Stephanie Barron, author of the Jane Austen Mysteries (there is a new one, hurrah! More on that in Friday Bookblogging) wrote a piece for NPR’s Three Books feature, tying them into the bicentennial of the English Regency, which officially began 200 years ago. We have made notes on our reading list.

Lev Raphael, who also has a new Austen-related book (again, more in Friday Bookblogging), wrote a piece for the Huffington Post on loving Jane Austen. Wait, there are people who don’t love Jane Austen?

Carol Adams wrote a piece for the Washington Post enumerating myths about Jane Austen. We suspect there are probably more than five of them.

We weren’t going to mention this until Friday Bookblogging, but everyone’s sending the link. Novelist Joanna Trollope will be the first of (presumably) six authors “of global literary significance” who will each write modern-set adaptations of Austen’s novels, because that’s never been done before. Trollope will take on Sense and Sensibility. Has anyone asked V.S. Naipaul to contribute?

9 thoughts on “The Janeite Times, No. 7

    • My temper might be called resentful. My good opinion, once lost, is lost forever. And one becomes a target of mockery forever. 😉

      Lorraine, I don’t see your e-mail address–I think you’re okay.


  1. Allison T.

    “…because that’s never been done before….”


    But presumably these wil be Real Authors: it will be interesting to compare their efforts with some of the best of the already-published modern-set versions.
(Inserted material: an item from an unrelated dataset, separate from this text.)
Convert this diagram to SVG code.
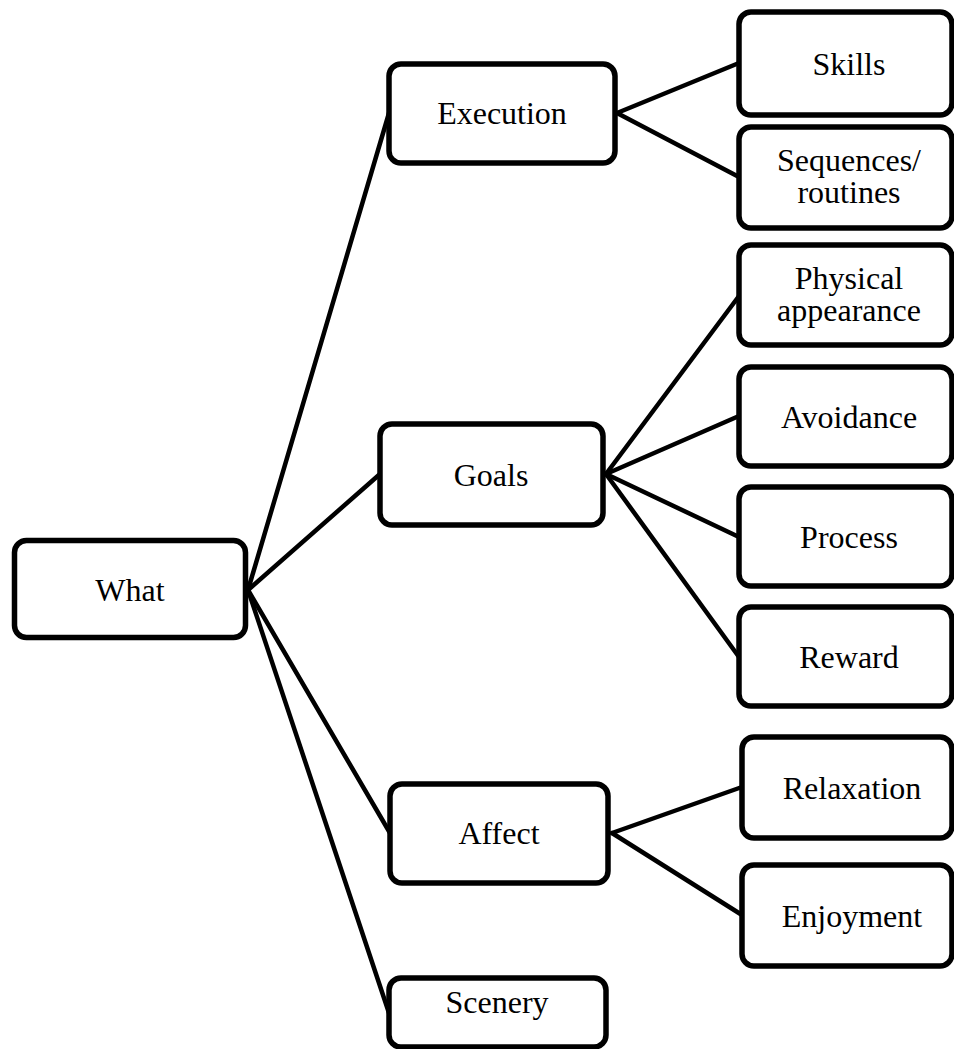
<svg xmlns="http://www.w3.org/2000/svg" width="954" height="1049" viewBox="0 0 954 1049">
  <style>
    .box { fill: #ffffff; stroke: #000000; stroke-width: 5.5; }
    .lbl { font-family: "Liberation Serif", "Times New Roman", Times, serif; font-size: 32px; fill: #000000; text-anchor: middle; }
    .link { stroke: #000000; stroke-width: 4.5; fill: none; stroke-linecap: round; }
  </style>
  <rect width="954" height="1049" fill="#ffffff"/>

  <!-- connectors -->
  <g id="connectors">
    <line class="link" x1="248" y1="590" x2="389" y2="113"/>
    <line class="link" x1="248" y1="590" x2="380" y2="474"/>
    <line class="link" x1="248" y1="590" x2="390" y2="833"/>
    <line class="link" x1="248" y1="590" x2="389" y2="1013"/>
    <line class="link" x1="617" y1="113" x2="739" y2="63"/>
    <line class="link" x1="617" y1="113" x2="739" y2="177"/>
    <line class="link" x1="606" y1="474" x2="739" y2="296"/>
    <line class="link" x1="606" y1="474" x2="739" y2="416"/>
    <line class="link" x1="606" y1="474" x2="739" y2="537"/>
    <line class="link" x1="606" y1="474" x2="739" y2="657"/>
    <line class="link" x1="612" y1="833" x2="742" y2="787"/>
    <line class="link" x1="612" y1="833" x2="742" y2="915"/>
  </g>

  <!-- root -->
  <g id="what">
    <rect class="box" x="14.5" y="540.5" width="231" height="97" rx="12"/>
    <text class="lbl" x="130" y="601">What</text>
  </g>

  <!-- second level -->
  <g id="execution">
    <rect class="box" x="389" y="64" width="226" height="99" rx="12"/>
    <text class="lbl" x="502" y="124">Execution</text>
  </g>
  <g id="goals">
    <rect class="box" x="380" y="424" width="223" height="101" rx="12"/>
    <text class="lbl" x="491" y="486">Goals</text>
  </g>
  <g id="affect">
    <rect class="box" x="390" y="784" width="218" height="99" rx="12"/>
    <text class="lbl" x="499" y="844">Affect</text>
  </g>
  <g id="scenery">
    <rect class="box" x="389" y="978" width="217" height="69" rx="12"/>
    <text class="lbl" x="497" y="1013">Scenery</text>
  </g>

  <!-- third level -->
  <g id="skills">
    <rect class="box" x="739" y="12" width="213" height="103" rx="12"/>
    <text class="lbl" x="849" y="75">Skills</text>
  </g>
  <g id="sequences">
    <rect class="box" x="739" y="127" width="213" height="101" rx="12"/>
    <text class="lbl" x="849" y="171">Sequences/</text>
    <text class="lbl" x="849" y="203">routines</text>
  </g>
  <g id="physical">
    <rect class="box" x="739" y="245" width="213" height="100" rx="12"/>
    <text class="lbl" x="849" y="289">Physical</text>
    <text class="lbl" x="849" y="321">appearance</text>
  </g>
  <g id="avoidance">
    <rect class="box" x="739" y="367" width="213" height="99" rx="12"/>
    <text class="lbl" x="849" y="428">Avoidance</text>
  </g>
  <g id="process">
    <rect class="box" x="739" y="487" width="213" height="99" rx="12"/>
    <text class="lbl" x="849" y="548">Process</text>
  </g>
  <g id="reward">
    <rect class="box" x="739" y="607" width="213" height="99" rx="12"/>
    <text class="lbl" x="849" y="668">Reward</text>
  </g>
  <g id="relaxation">
    <rect class="box" x="742" y="737" width="210" height="101" rx="12"/>
    <text class="lbl" x="852" y="799">Relaxation</text>
  </g>
  <g id="enjoyment">
    <rect class="box" x="742" y="865" width="210" height="101" rx="12"/>
    <text class="lbl" x="852" y="927">Enjoyment</text>
  </g>
</svg>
    • Yes, that’s true! I am interested in seeing what they come up with. It could be that Austen-related Wide Sargasso Sea that I’ve been looking for, or it could be a trainwreck, or something in between. /Captain Obvious


    • Allison T.

      Yes, that’s right! And Jane Austen and other inhabitants of the Regency knew nothing at all about sex. So putting sex in will automatically make it all modern-like. Ahahahahaha!


  2. Sandra

    I’m highly skeptical. Firstly about the need for this in the first place–we can read the originals, so it does seem superfluous. And secondly, because I don’t believe I’ve ever enjoyed a book wherein one author tries to continue the work of another in that person’s own style. (I don’t count The Hardy Boys and Nancy Drew in this category, because all the writers were working to a spec that none of them created. And yes, the younger me adored them.) A case in point is Eoin Colfer’s “And Another Thing”; it was just so obviously and totally NOT Douglas Adams that I couldn’t even finish it. I’m not saying it is necessarily bad, but when you notice what something isn’t more than what it is, then that thing has not achieved its purpose. I’ve never read any of Ms. Trollope’s work (nominative determinism, anyone?), but I bet I’d like that more than Joanna-Trollope-Does-Jane-Austen.

    To be fair, this criticism applies to the five writers not yet named as well.


    • Abigail Thompson

      I don’t think I’ve ever read Austen prequels, sequels, modernizations written IN HER STYLE. I wonder if that is the intent here? Probably not if they are modernizing Austen.
      But if these literary authors did want to write in Austen’s style, an interesting exercise might be to type one of (or a significant part of) her novels. I guess this makes you slow down and see the structure and pacing and conversation better. Maybe you would have to do this every day before you begin writing. (I heard this hint from an author on Fresh Air – that was how he learned to write well, not necessarily in someone’s style)
      I’ll bet they’ll be better paid than fan-fic authors – get advances and all.